Tuesday, June 16, 2015

Russians’ Social Bonds Increasing, Giving Them Resource for Protest, Schulmann Says


Paul Goble

 

            Staunton, June 16 – Social networks among Russians have grown and deepened over the last two years, according to a poll conducted by the Russian Academy of Economics and State Service, thus creating the basis for the rise of civil society and more protests by making Russians less dependent on the state.

 

            In a commentary on this 6,000-person poll in “Vedomosti” yesterday, Ekaterina Schulmann of that academy says that this, not the responses to explicitly political questions, is the survey’s most important finding. (For the poll, see ranepa.ru/about-the-academy/consulting-services/evrobarometr.html; for her analysis, vedomosti.ru/opinion/articles/2015/06/16/596463-lyudi-stanovyatsya-blizhe).

 

            “The least valuable part of the research,” she says, “is its political block.  Much more important is that portion devoted to how people assess their own lives and what they would like to change.  And within that, the most significant concerns changes in “social capital” with “the growth of so-called strong and weak social ties.”

 

            Put in simplest terms, Schulmann says, “’strong ties’” are defined by the researches as those which exist between people who could ask each other for a loan or take a vacation together, while “’weak’” ones are those in which the participants feel free to ask for a recommendation for a job or for a child in school.

 

            It is of course “difficult to say how realistically citizens asses the strength of their ties and their extent and how closely their ideas correspond to reality.”  But “what is important is something else: in comparison with the result of 2012,” respondents say that now, “the number of their strong social links has doubled, and the number of weak ones gone up by 1.5 times.”

 

            “The importance of this fact for social and economic self-assessment of people is enormous,” Schulmann says.
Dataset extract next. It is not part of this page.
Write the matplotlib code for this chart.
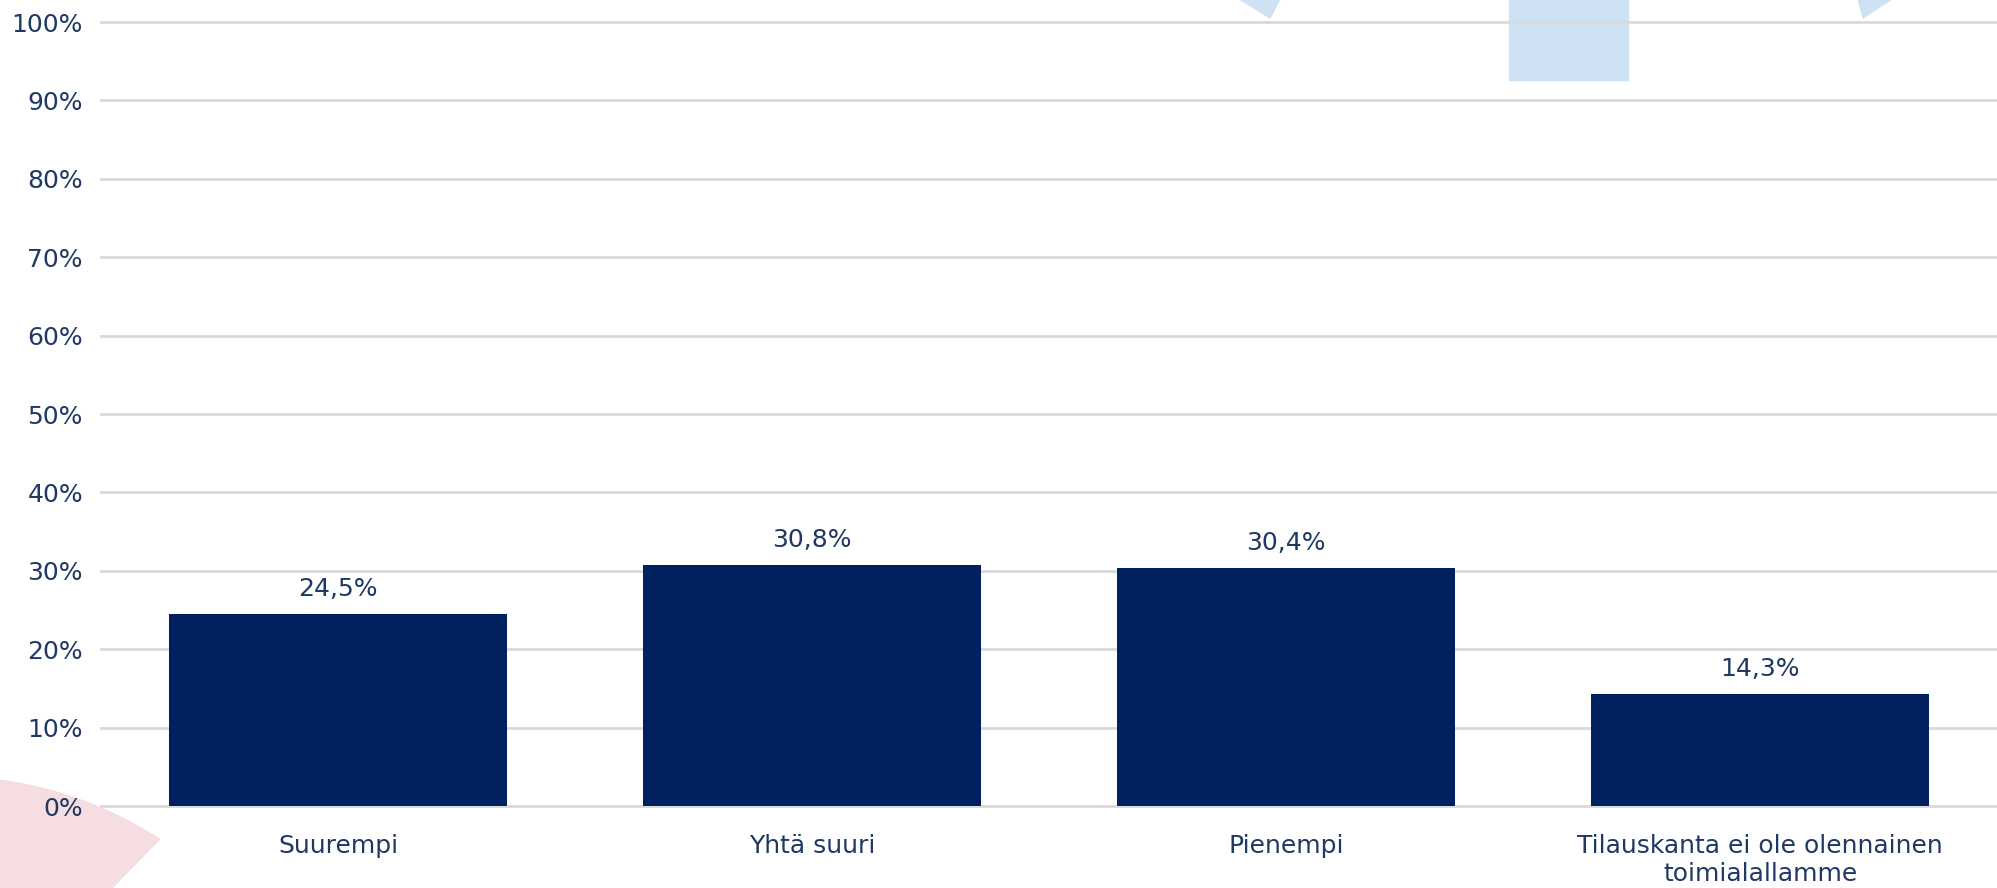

The study’s authors seek to link this trend with what they call “’political optimism,’” but in fact, “there is nothing political in this optimism” and it does not speak to public attitudes toward the leadership of the country.

 

            “People who feel themselves part of a social network think that they can get by without the state: their feeling of subjective well-being is growing not because they are well led but because they have become more confident in themselves,” Schulmann continues. And that is explained by “a different correlation.”

 

            That is the one “between the growth in the number of ties and the reduction of trust in government institutions,” and consequently, the reason for such a rapid growth in the number of social ties “is not state policy” which in fact has “destroyed any chance for legal political and social activity.”  Instead, it lies elsewhere.

 

            Specifically, it is a product of the joint impact of relative material well-being over the last decade “and the corresponding growth of labor and residential mobility and new information technologies” like mobile phones, Skype and online social networks, according to the Moscow scholar.

 

            “It is difficult to overrate the importance of this trend,” she says, because it shows that the social atomization of Soviet times is being overcome. “Post-Soviet citizens like graduates of children’s homes and jails knew a lot which an individual shouldn’t know,” but they lacked “the basic habits of social life which are based not on a struggle of all against all … but on cooperation and the exchange of services and trust.”

 

            Such a growth in horizontal ties provides “the substrate out of which grows civil society” rather than as some imagine from “’correct values’ or democratic convictions.”  Those are “secondary,” she says.

 

            And here lies a paradox, Schulmann argues, that “all political regimes of a semi-authoritarian type encounter.”  Such feelings of community “make people at one and the same time braver and happier” and that means they are pleased with much that is happening but are ready and able to protest against what they don’t like.

 

             Many Russians to this day accept the “vulgarized Marxist myth” that “only ‘people driven to despair’ protest.  In fact, for protest, one needs resources: the starving do not take part in political life but rather look for food.” With the growth of ties, Russians are acquiring some of the resources needed to protest.

 

            But there is a problem: “the political regime does not foresee any legal mechanisms of civic activity: neither protest not expressions of loyalty. Therefore, it suppresses the first and imitates the second even though it could incorporate both one and the other if it were a little more open and democratic.”

 

            How will the Kremlin respond? Schulmann asks rhetorically, suggesting that “Each hybrid seeks its own methods, but they reduce nonetheless to two [opposing] strategies: resist and collapse or adapt and democratize.”